- [Goal]
Retype only what runs from the beginning of the data through the line with "22, 19, 13, 10, 10, 10, 14, 8, 7, 5];"; please omit the pictures and keep every line exact.

--- Start of Information provided ---

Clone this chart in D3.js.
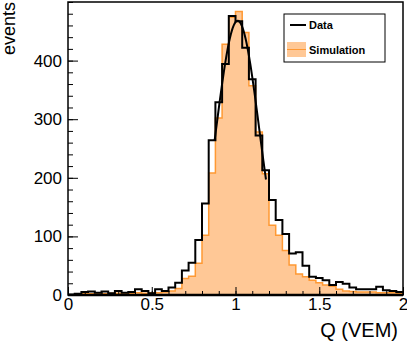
<!DOCTYPE html>
<html>
<head>
<meta charset="utf-8">
<script src="https://cdn.jsdelivr.net/npm/d3@7"></script>
<style>
  body { margin: 0; background: #fff; }
  svg { display: block; font-family: "Liberation Sans", Arial, sans-serif; }
</style>
</head>
<body>
<svg id="chart"></svg>
<script>
// Histogram binning: 50 bins of width 0.04 between 0 and 2 VEM
const binEdges = d3.range(0, 51).map(i => +(i * 0.04).toFixed(2));

// Data counts per bin
const dataCounts = [1, 2, 5, 6, 4, 6, 3, 7, 4, 5, 10, 7, 3, 10, 7, 13, 21, 42, 55, 94,
  156, 264, 329, 394, 476, 467, 422, 368, 272, 213, 162, 128, 104, 71, 73, 50, 31, 29, 25, 17,
  22, 19, 13, 10, 10, 10, 14, 8, 7, 5];

// Simulation counts per bin
const simCounts = [0, 1, 2, 2, 3, 2, 3, 3, 3, 3, 4, 3, 4, 4, 5, 7, 11, 28, 32, 54,
  102, 208, 302, 428, 474, 484, 448, 357, 278, 207, 119, 102, 76, 51, 36, 31, 25, 21, 17, 15,
  10, 7, 6, 5, 5, 5, 4, 4, 4, 3];

// Gaussian fit to the data peak
const fitParams = { amp: 468, mean: 1.013, sigma: 0.1285 };
const fitRange = [0.875, 1.182];

const xMajor = [0, 0.5, 1, 1.5, 2];
const xMinor = d3.range(0, 21).map(i => +(i * 0.1).toFixed(1));
const yMajor = [0, 100, 200, 300, 400];
const yMinor = d3.range(0, 26).map(i => i * 20);

const W = 407, H = 347;
const svg = d3.select("#chart").attr("width", W).attr("height", H);

const x = d3.scaleLinear().domain([0, 2]).range([68, 403]);
const y = d3.scaleLinear().domain([0, 500]).range([295, 2]);

const fillCol = "#ffc896";
const lineCol = "#ff9933";

// step points: each bin's left edge with its count, plus closing right edge
function stepPoints(counts) {
  const pts = counts.map((c, i) => [binEdges[i], c]);
  pts.push([binEdges[counts.length], counts[counts.length - 1]]);
  return pts;
}

const simPts = stepPoints(simCounts);
const dataPts = stepPoints(dataCounts);

// Simulation filled histogram
svg.append("path")
  .datum(simPts)
  .attr("fill", fillCol)
  .attr("d", d3.area().curve(d3.curveStepAfter)
    .x(d => x(d[0])).y0(y(0)).y1(d => y(d[1])));

svg.append("path")
  .datum(simPts)
  .attr("fill", "none")
  .attr("stroke", lineCol)
  .attr("stroke-width", 1.5)
  .attr("d", d3.line().curve(d3.curveStepAfter).x(d => x(d[0])).y(d => y(d[1])));

// Data histogram
svg.append("path")
  .datum(dataPts)
  .attr("fill", "none")
  .attr("stroke", "#000")
  .attr("stroke-width", 2)
  .attr("d", d3.line().curve(d3.curveStepAfter).x(d => x(d[0])).y(d => y(d[1])));

// Gaussian fit curve
const fitPts = d3.range(0, 61).map(i => {
  const q = fitRange[0] + (fitRange[1] - fitRange[0]) * i / 60;
  const v = fitParams.amp * Math.exp(-Math.pow(q - fitParams.mean, 2) / (2 * fitParams.sigma * fitParams.sigma));
  return [q, v];
});
svg.append("path")
  .datum(fitPts)
  .attr("fill", "none")
  .attr("stroke", "#000")
  .attr("stroke-width", 2)
  .attr("d", d3.line().x(d => x(d[0])).y(d => y(d[1])));

// Axes with inward ticks
const xAxisG = svg.append("g").attr("transform", `translate(0,${y(0)})`);
xAxisG.append("g")
  .call(d3.axisBottom(x).tickValues(xMinor).tickSize(-4).tickFormat(""))
  .call(g => g.select(".domain").remove());
xAxisG.append("g")
  .call(d3.axisBottom(x).tickValues(xMajor).tickSize(-8).tickPadding(3).tickFormat(d3.format("")))
  .call(g => g.select(".domain").remove())
  .call(g => g.selectAll("text").attr("font-size", 17).attr("fill", "#000").attr("font-family", null));

const yAxisG = svg.append("g").attr("transform", `translate(${x(0)},0)`);
yAxisG.append("g")
  .call(d3.axisLeft(y).tickValues(yMinor).tickSize(-5).tickFormat(""))
  .call(g => g.select(".domain").remove());
yAxisG.append("g")
  .call(d3.axisLeft(y).tickValues(yMajor).tickSize(-10).tickPadding(6))
  .call(g => g.select(".domain").remove())
  .call(g => g.selectAll("text").attr("font-size", 17).attr("fill", "#000").attr("font-family", null));

svg.selectAll(".tick line").attr("stroke", "#000");

// Frame
svg.append("rect")
  .attr("x", x(0)).attr("y", y(500))
  .attr("width", x(2) - x(0)).attr("height", y(0) - y(500))
  .attr("fill", "none").attr("stroke", "#000").attr("stroke-width", 1.5);
svg.append("line")
  .attr("x1", x(0)).attr("x2", x(2)).attr("y1", y(0)).attr("y2", y(0))
  .attr("stroke", "#000").attr("stroke-width", 2.5);

// Axis titles
svg.append("text")
  .attr("x", 398).attr("y", 337)
  .attr("text-anchor", "end")
  .attr("font-size", 20)
  .text("Q (VEM)");

svg.append("text")
  .attr("transform", "translate(15,2) rotate(-90)")
  .attr("text-anchor", "end")
  .attr("font-size", 18)
  .text("events");

// Legend
const leg = svg.append("g");
leg.append("rect")
  .attr("x", 284).attr("y", 14).attr("width", 101).attr("height", 48)
  .attr("fill", "#fff").attr("stroke", "#000").attr("stroke-width", 1);
leg.append("line")
  .attr("x1", 290).attr("x2", 306).attr("y1", 25).attr("y2", 25)
  .attr("stroke", "#000").attr("stroke-width", 2);
leg.append("rect")
  .attr("x", 287).attr("y", 42).attr("width", 19).attr("height", 15)
  .attr("fill", fillCol);
leg.append("line")
  .attr("x1", 287).attr("x2", 306).attr("y1", 49.5).attr("y2", 49.5)
  .attr("stroke", lineCol).attr("stroke-width", 1);
leg.append("text")
  .attr("x", 309).attr("y", 29)
  .attr("font-size", 11).attr("font-weight", "bold")
  .text("Data");
leg.append("text")
  .attr("x", 309).attr("y", 54)
  .attr("font-size", 11).attr("font-weight", "bold")
  .text("Simulation");
</script>
</body>
</html>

--- End of Information provided ---

- [The completed task]
Clone this chart in D3.js.
<!DOCTYPE html>
<html>
<head>
<meta charset="utf-8">
<script src="https://cdn.jsdelivr.net/npm/d3@7"></script>
<style>
  body { margin: 0; background: #fff; }
  svg { display: block; font-family: "Liberation Sans", Arial, sans-serif; }
</style>
</head>
<body>
<svg id="chart"></svg>
<script>
// Histogram binning: 50 bins of width 0.04 between 0 and 2 VEM
const binEdges = d3.range(0, 51).map(i => +(i * 0.04).toFixed(2));

// Data counts per bin
const dataCounts = [1, 2, 5, 6, 4, 6, 3, 7, 4, 5, 10, 7, 3, 10, 7, 13, 21, 42, 55, 94,
  156, 264, 329, 394, 476, 467, 422, 368, 272, 213, 162, 128, 104, 71, 73, 50, 31, 29, 25, 17,
  22, 19, 13, 10, 10, 10, 14, 8, 7, 5];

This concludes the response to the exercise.